Here’s what even a moderate Dem like Torres doesn’t understand: Kristy Marmorato is right about affordable housing.

New York City needs new and different types of housing; what it doesn’t need is more subsidized housing.

Commonsense Dems such as Torres need to understand why.

Housing advocates fail to acknowledge New York already has far more public and subsizied housing than any other US city: 180,000 units of public housing, 125,000 housing vouchers and nearly a million rent-regulated apartments.

Simply put, if subsidized housing can solve a housing “crisis,” New York would have solved ours long ago. 

Instead, all the above subsidies, along with newer versions such as that Mamorato opposed in The Bronx, help a favored few while distorting the overall housing market.

Income-restricted “affordable” units require households to qualify based on their income — but they can stay as long as they want even if their incomes go up.

Nor is there any time limit on public housing — where some 20% of tenants have lived for 40 years or more.

Similarly, rent-stabilized units turn over far more slowly than unregulated apartments.

If you get a sweet deal in New York, you hang onto it — even if it has more bedrooms than you need as you age, even if you have a summer home in the Hamptons.

Ambitious newcomers give up on finding a place in the city they can afford or must live in partitioned units with adult roommates.

What’s more, middle-class neighborhoods like Throggs Neck and Morris Park, where Marmorato triumphed, rightly understand subsidized tenants as a quality-of-life concern.

Of course, not all subsidized tenants are drug dealers or shoplifters.

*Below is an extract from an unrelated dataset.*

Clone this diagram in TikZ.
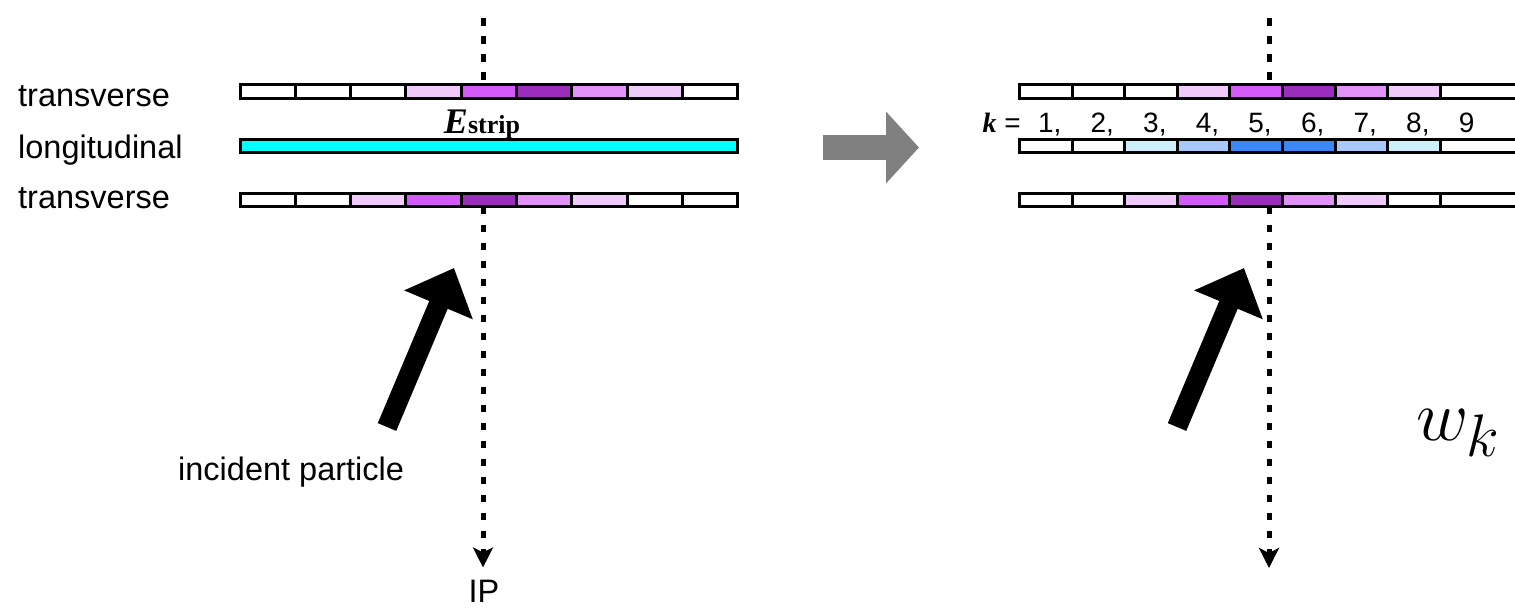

But middle-class homeowners know those granted the gift of affordable housing have not made the same life choices and sacrifices — scrimping and saving for down payments — they have.

The sad fact is affordable projects look great when the ribbons are cut but deteriorate over time. Homeowners have seen it elsewhere.

This is an old story in New York the left has long failed to acknowledge.

As long ago as 1972, middle-class Forest Hills stridently opposed a high-rise subsidized project — and dogged and undermined John Lindsay’s failed presidential campaign because of it.

The controversy launched the career of an obscure Queens attorney, Mario Cuomo, who forged a compromise — reducing the project’s scale — but acknowledged, in his book “Forest Hills Diary,” opponents had a good point.

He presciently noted African-American homeowners were as likely as whites to oppose the projects.

They, like middle-class Bronx residents, moved up and out of lower-income neighborhoods and don’t want what they’ve left behind to follow them.

Subsidized housing opponents were “sincere and reasonable” when they argued that “any substantial influx of the poor carries the danger of crime and decay,” Cuomo wrote. “Those blacks” in Queens’ Hollis “fortunate to have homes of their own . . . unhesitatingly said they would not want the project in their neighborhood.”

He would not be surprised at what one Bronx Stop Upzoning member told NY1.

“We are struggling to pay our mortgage, and then they do this,” Rosaura Rodriquez said, objecting to the idea those opposed to the project are racist. “Over here we are all mixed, they are black, Spanish, Indian,” she said. “I feel sad because why they doing this, I don’t understand.”

That’s how a Republican can win in a district in which only 14% of voters are members of her party.

In other words, Kristy Marmorato’s 1,000-vote victory should be a lesson to Democrats across the country.

Failing to understand the concerns of middle-class voters — including blacks and Latinos — is a recipe for defeat.